*** Dataset content

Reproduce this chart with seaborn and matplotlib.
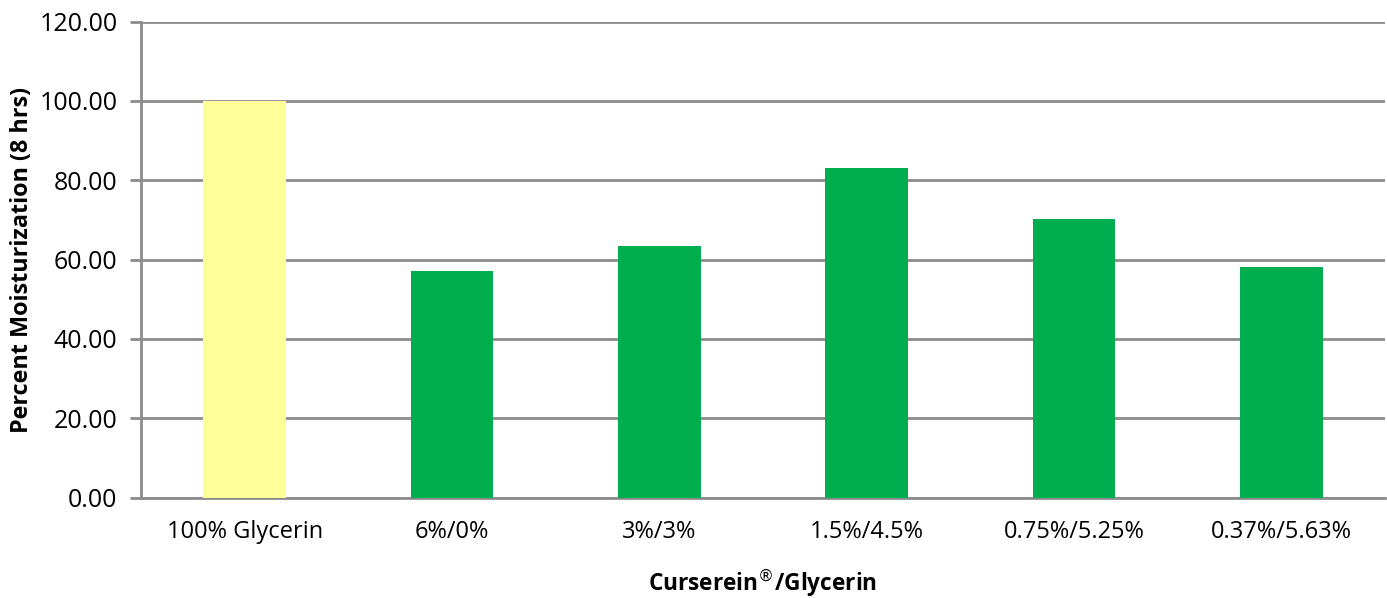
import numpy as np
import pandas as pd
import matplotlib
matplotlib.use("Agg")
import matplotlib.pyplot as plt
import seaborn as sns

# данные
categories = ["100% Glycerin", "6%/0%", "3%/3%", "1.5%/4.5%", "0.75%/5.25%", "0.37%/5.63%"]
moisturization = [100.0, 57.2, 63.5, 83.1, 70.3, 58.0]
bar_colors = ["#FFFF99", "#00AE4F", "#00AE4F", "#00AE4F", "#00AE4F", "#00AE4F"]

sns.set_theme(style="white")
plt.rcParams['font.family'] = ['Open Sans', 'DejaVu Sans']
plt.rcParams['text.color'] = 'black'
plt.rcParams['axes.labelcolor'] = 'black'
plt.rcParams['xtick.color'] = 'black'
plt.rcParams['ytick.color'] = 'black'

df = pd.DataFrame({'group': categories, 'value': moisturization})

W, H = 1387, 598
fig = plt.figure(figsize=(W / 100, H / 100), dpi=100)
ax = fig.add_axes([141 / W, 1 - 497.5 / H, (1385 - 141) / W, (497.5 - 21.5) / H])

sns.barplot(data=df, x='group', y='value', hue='group', palette=bar_colors,
            width=0.4, saturation=1, legend=False, ax=ax, zorder=3,
            linewidth=0, edgecolor='none')

ax.set_ylim(0, 120)
ax.set_xlim(-0.5, len(categories) - 0.5)
yt = np.arange(0, 121, 20)
ax.set_yticks(yt)
ax.set_yticklabels([f"{v:.2f}" for v in yt], fontsize=18)
ax.tick_params(axis='y', length=8, width=2, color='#8C8C8C', pad=9, left=True,
               labelcolor='black')
ax.tick_params(axis='x', length=0, pad=16, labelsize=17, labelcolor='black')

ax.yaxis.grid(True, color='#8C8C8C', linewidth=2, zorder=0)
ax.set_axisbelow(True)
for s in ['top', 'right']:
    ax.spines[s].set_visible(False)
ax.spines['left'].set_color('#8C8C8C')
ax.spines['left'].set_linewidth(2)
ax.spines['bottom'].set_color('#8C8C8C')
ax.spines['bottom'].set_linewidth(2)

ax.set_ylabel('Percent Moisturization (8 hrs)', fontsize=16.8, fontweight='bold', va='center')
ax.set_xlabel('Curserein$^{\u00ae}$/Glycerin', fontsize=16.3, fontweight='bold', va='center')
ax.yaxis.set_label_coords(-119 / 1244, 0.5)
ax.xaxis.set_label_coords(0.5, (497.5 - 583) / 476)

fig.savefig('out.png', dpi=100)
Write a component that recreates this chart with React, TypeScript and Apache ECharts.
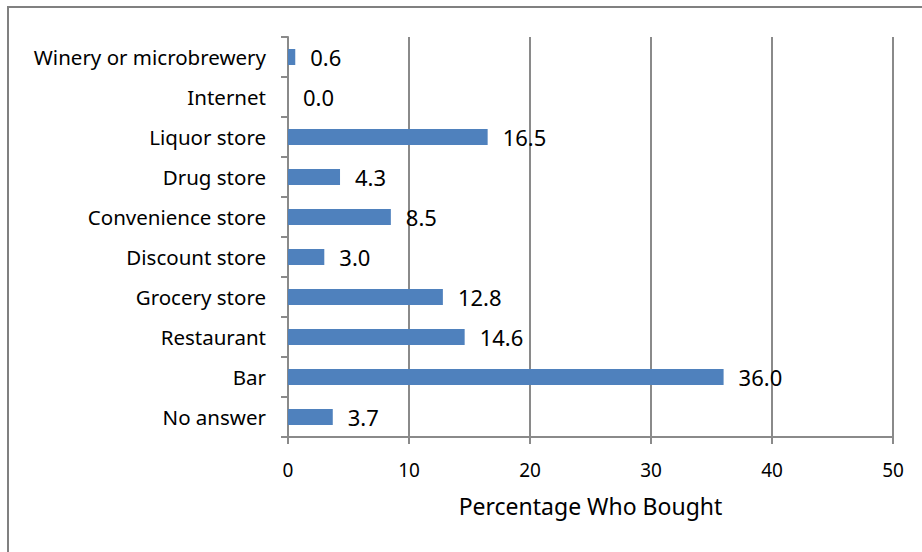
import React, { useEffect, useRef } from "react";
import * as echarts from "echarts";

const categories = [
  "No answer",
  "Bar",
  "Restaurant",
  "Grocery store",
  "Discount store",
  "Convenience store",
  "Drug store",
  "Liquor store",
  "Internet",
  "Winery or microbrewery",
];
const values = [3.7, 36.0, 14.6, 12.8, 3.0, 8.5, 4.3, 16.5, 0.0, 0.6];
const axisTitle = "Percentage Who Bought";

const FONT = "'Noto Sans', 'Open Sans', sans-serif";
const GRAY = "#8a8a8a";

export default function App() {
  const ref = useRef<HTMLDivElement>(null);
  useEffect(() => {
    if (!ref.current) return;
    const chart = echarts.init(ref.current, undefined, { renderer: "svg" });
    chart.setOption({
      animation: false,
      backgroundColor: "#ffffff",
      textStyle: { fontFamily: FONT, color: "#000" },
      graphic: [
        {
          type: "rect",
          shape: { x: 8, y: 7, width: 930, height: 560 },
          style: { fill: "none", stroke: "#808080", lineWidth: 2 },
          silent: true,
        },
      ],
      grid: { left: 288, top: 37, width: 605, height: 400, containLabel: false },
      xAxis: {
        type: "value",
        min: 0,
        max: 50,
        interval: 10,
        name: axisTitle,
        nameLocation: "middle",
        nameGap: 57,
        nameTextStyle: { fontFamily: FONT, fontSize: 23, color: "#000" },
        axisLine: { show: true, lineStyle: { color: GRAY, width: 2 } },
        axisTick: { show: true, length: 7, lineStyle: { color: GRAY, width: 2 } },
        axisLabel: { fontFamily: FONT, fontSize: 19, color: "#000", margin: 23 },
        splitLine: { show: true, lineStyle: { color: GRAY, width: 2 } },
      },
      yAxis: {
        type: "category",
        data: categories,
        axisLine: { show: true, lineStyle: { color: GRAY, width: 2 } },
        axisTick: { show: true, length: 7, lineStyle: { color: GRAY, width: 2 } },
        axisLabel: { fontFamily: FONT, fontSize: 20.5, color: "#000", margin: 22 },
        splitLine: { show: false },
      },
      series: [
        {
          type: "bar",
          data: values,
          barWidth: 16,
          itemStyle: { color: "#4F81BD" },
          label: {
            show: true,
            position: "right",
            distance: 15,
            fontFamily: FONT,
            fontSize: 22,
            color: "#000",
            formatter: (p: any) => Number(p.value).toFixed(1),
          },
        },
      ],
    });
    return () => chart.dispose();
  }, []);
  return (
    <div
      ref={ref}
      style={{ position: "fixed", left: 0, top: 0, width: 922, height: 552 }}
    />
  );
}
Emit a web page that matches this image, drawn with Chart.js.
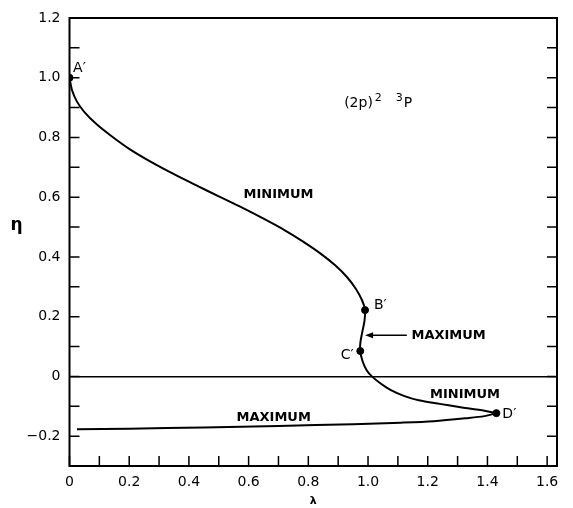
<!DOCTYPE html>
<html>
<head>
<meta charset="utf-8">
<script src="https://cdn.jsdelivr.net/npm/chart.js@4"></script>
<style>
  html, body { margin: 0; padding: 0; background: #fff; }
  canvas { display: block; }
</style>
</head>
<body>
<canvas id="curveChart" width="573" height="508"></canvas>
<script>
// upper branch: A' -> B' -> C' -> D'
const upperLambda = [0, 0.008, 0.025, 0.05, 0.09, 0.14, 0.2, 0.27, 0.35, 0.43, 0.5, 0.58, 0.65, 0.72, 0.78, 0.84, 0.89, 0.93, 0.96, 0.98, 0.99, 0.988, 0.98, 0.974, 0.974, 0.982, 0.996, 1.013, 1.04, 1.075, 1.12, 1.17, 1.24, 1.31, 1.37, 1.43];
const upperEta = [1.0, 0.96, 0.92, 0.885, 0.845, 0.805, 0.762, 0.72, 0.677, 0.637, 0.603, 0.564, 0.528, 0.49, 0.453, 0.412, 0.372, 0.332, 0.292, 0.255, 0.222, 0.185, 0.145, 0.11, 0.085, 0.05, 0.02, 0.0, -0.022, -0.045, -0.065, -0.08, -0.092, -0.103, -0.112, -0.123];

// lower branch: D' back towards lambda = 0
const lowerLambda = [1.43, 1.39, 1.33, 1.22, 1.11, 0.95, 0.7, 0.45, 0.2, 0.025];
const lowerEta = [-0.123, -0.133, -0.14, -0.15, -0.155, -0.16, -0.166, -0.171, -0.175, -0.177];

// marked points
const markerNames = ['A′', 'B′', 'C′', 'D′'];
const markerLambda = [0, 0.99, 0.974, 1.43];
const markerEta = [1.0, 0.222, 0.085, -0.123];

// tick labels
const xTickValues = [0, 0.2, 0.4, 0.6, 0.8, 1.0, 1.2, 1.4, 1.6];
const xTickLabels = ['0', '0.2', '0.4', '0.6', '0.8', '1.0', '1.2', '1.4', '1.6'];
const yTickValues = [-0.2, 0, 0.2, 0.4, 0.6, 0.8, 1.0, 1.2];
const yTickLabels = ['−0.2', '0', '0.2', '0.4', '0.6', '0.8', '1.0', '1.2'];

const toPoints = (xs, ys) => xs.map((v, i) => ({ x: v, y: ys[i] }));
const findLabel = (vals, labels, v) => {
    const i = vals.findIndex(t => Math.abs(t - v) < 1e-6);
    return i < 0 ? '' : labels[i];
};

const FONT = '"DejaVu Sans", "Liberation Sans", sans-serif';

// frame, inward ticks and the text notes
const notes = {
    id: 'notes',
    afterDatasetsDraw(chart) {
        const { ctx, chartArea: a, scales: { x, y } } = chart;
        ctx.save();
        ctx.strokeStyle = '#000';
        ctx.lineWidth = 2;
        ctx.strokeRect(a.left, a.top, a.right - a.left, a.bottom - a.top);

        ctx.lineWidth = 1.5;
        ctx.beginPath();
        y.ticks.forEach(t => {
            const py = y.getPixelForValue(t.value);
            ctx.moveTo(a.left, py); ctx.lineTo(a.left + 10, py);
            ctx.moveTo(a.right, py); ctx.lineTo(a.right - 10, py);
        });
        x.ticks.forEach(t => {
            const px = x.getPixelForValue(t.value);
            ctx.moveTo(px, a.bottom); ctx.lineTo(px, a.bottom - 10);
        });
        ctx.stroke();

        ctx.fillStyle = '#000';
        ctx.textBaseline = 'middle';

        // point names
        ctx.font = '14px ' + FONT;
        ctx.textAlign = 'left';
        ctx.fillText(markerNames[0], x.getPixelForValue(0.012), y.getPixelForValue(1.03));
        ctx.fillText(markerNames[1], x.getPixelForValue(1.02), y.getPixelForValue(0.237));
        ctx.fillText(markerNames[3], x.getPixelForValue(1.45), y.getPixelForValue(-0.128));
        ctx.textAlign = 'right';
        ctx.fillText(markerNames[2], x.getPixelForValue(0.952), y.getPixelForValue(0.072));

        // region labels
        ctx.font = 'bold 13px ' + FONT;
        ctx.textAlign = 'center';
        ctx.fillText('MINIMUM', x.getPixelForValue(0.70), y.getPixelForValue(0.607));
        ctx.fillText('MINIMUM', x.getPixelForValue(1.325), y.getPixelForValue(-0.062));
        ctx.fillText('MAXIMUM', x.getPixelForValue(0.684), y.getPixelForValue(-0.138));
        ctx.fillText('MAXIMUM', x.getPixelForValue(1.27), y.getPixelForValue(0.135));

        // arrow to the maximum stretch between B' and C'
        const ay = y.getPixelForValue(0.138);
        const ax0 = x.getPixelForValue(1.13), ax1 = x.getPixelForValue(0.99);
        ctx.lineWidth = 1.5;
        ctx.beginPath();
        ctx.moveTo(ax0, ay); ctx.lineTo(ax1 + 4, ay);
        ctx.stroke();
        ctx.beginPath();
        ctx.moveTo(ax1, ay); ctx.lineTo(ax1 + 8, ay - 3); ctx.lineTo(ax1 + 8, ay + 3);
        ctx.closePath();
        ctx.fill();

        // state label (2p)^2 ^3P
        ctx.textAlign = 'left';
        let sx = x.getPixelForValue(0.92);
        const sy = y.getPixelForValue(0.915);
        ctx.font = '14px ' + FONT;
        ctx.fillText('(2p)', sx, sy);
        sx += ctx.measureText('(2p)').width + 2;
        ctx.font = '11px ' + FONT;
        ctx.fillText('2', sx, sy - 5);
        sx += ctx.measureText('2').width + 14;
        ctx.fillText('3', sx, sy - 5);
        sx += ctx.measureText('3').width + 1;
        ctx.font = '14px ' + FONT;
        ctx.fillText('P', sx, sy);

        // y title, upright
        ctx.textAlign = 'center';
        ctx.font = 'bold 17px ' + FONT;
        ctx.fillText('η', a.left - 53, y.getPixelForValue(0.505));
        ctx.restore();
    }
};

const ctx1 = document.getElementById('curveChart').getContext('2d');
const curveChart = new Chart(ctx1, {
    type: 'scatter',
    data: {
        datasets: [{
            label: 'upper',
            data: toPoints(upperLambda, upperEta),
            showLine: true,
            borderColor: '#000',
            borderWidth: 2,
            pointRadius: 0,
            tension: 0.3
        }, {
            label: 'lower',
            data: toPoints(lowerLambda, lowerEta),
            showLine: true,
            borderColor: '#000',
            borderWidth: 2,
            pointRadius: 0,
            tension: 0.3
        }, {
            label: 'points',
            data: toPoints(markerLambda, markerEta),
            showLine: false,
            pointRadius: 3.5,
            pointBackgroundColor: '#000',
            pointBorderColor: '#000'
        }]
    },
    options: {
        responsive: false,
        animation: false,
        events: [],
        layout: { padding: { left: 0, right: 16, top: 18, bottom: 0 } },
        plugins: {
            legend: { display: false },
            tooltip: { enabled: false }
        },
        scales: {
            x: {
                type: 'linear',
                min: 0,
                max: 1.633,
                grid: { display: false, drawTicks: false },
                border: { display: false },
                ticks: {
                    stepSize: 0.1,
                    includeBounds: false,
                    autoSkip: false,
                    maxRotation: 0,
                    padding: 8,
                    color: '#000',
                    font: { family: FONT, size: 14 },
                    callback: v => findLabel(xTickValues, xTickLabels, v)
                },
                title: {
                    display: true,
                    text: 'λ',
                    color: '#000',
                    font: { family: FONT, size: 11, weight: 'bold' },
                    padding: { top: 0, bottom: 0 }
                },
                afterFit: s => { s.height = 42; }
            },
            y: {
                min: -0.3,
                max: 1.2,
                grid: {
                    drawTicks: false,
                    color: c => (c.tick && Math.abs(c.tick.value) < 1e-6) ? '#000' : 'rgba(0,0,0,0)',
                    lineWidth: 1.5
                },
                border: { display: false },
                ticks: {
                    stepSize: 0.1,
                    autoSkip: false,
                    padding: 9,
                    color: '#000',
                    font: { family: FONT, size: 14 },
                    callback: v => findLabel(yTickValues, yTickLabels, v)
                },
                afterFit: s => { s.width = 69.5; }
            }
        }
    },
    plugins: [notes]
});
</script>
</body>
</html>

******

**What to work on:** Out of the material above, select every line that holds the string "this".

**Finished exercise:**
Reproduce this chart with seaborn and matplotlib.
Write a component that recreates this chart with React, TypeScript and Apache ECharts.
Emit a web page that matches this image, drawn with Chart.js.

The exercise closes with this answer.